Empathy must move beyond intention. It requires structures, rituals, and behaviours that embed it into daily work.

  • Begin every project with a conversation about impact. Who benefits? Who carries the cost?
  • Establish review checklists that include user experience, operational clarity, and maintainability. Ensure everything gets measured and weighed. Objectives must be formulated in terms of the behaviours they intend to trigger from the customer perspective. Teams should identify what meaningful change looks like for the user, such as increased activation, fewer support calls, or successful task completion. Teams must define measurable signals to track those shifts over time. Behavioural metrics, not output metrics, must guide delivery and iteration. This must be reflected in how goals are written, including in structured frameworks like OKRs.
  • Empower engineers to challenge incoherent requests, even when they come from authority. Because how consistent is it to deprioritise quality, long-running effort, and sustained momentum in favour of ad-hoc, short-term money? True empathy demands we prioritise what endures and serves the user over what pleases in the moment.
  • Prioritise shadowing, user feedback, and live-support reviews as inputs to design. We have witnessed engineers closing their laptops at 18:00 while low-paid workers labour in fulfilment centres. Let them spend two weeks lifting, carrying, and sweating alongside those whose experience they so often design from a distance. True empathy demands proximity. It demands effort. It begins with understanding the reality we affect.
  • Create environments where speaking up for the right reason is rewarded, not punished. This is not about performance or identity politics. It is about raising concerns, protecting users, and challenging misguided choices when needed. Speaking up must serve purpose, not posture.

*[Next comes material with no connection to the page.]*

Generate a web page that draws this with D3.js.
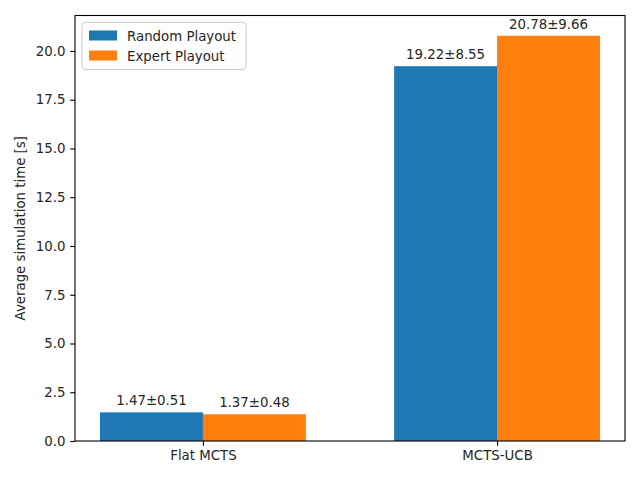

Leaders must model this. Teams must protect it. Organisations must systematise it.

Conclusion

Ask your team today:

  • Who do we inconvenience with this decision?
  • Are we solving the right problem, or the visible one?
  • What happens to this code six months from now?

Then act accordingly.

Empathy does not weaken engineering. It defines it. Without empathy, we create polished dysfunctions. With it, we deliver systems that respect time, reduce friction, and support those who rely on them.

Cut the crap. Design with empathy. Deliver with care. Speak with integrity. That is what engineering requires.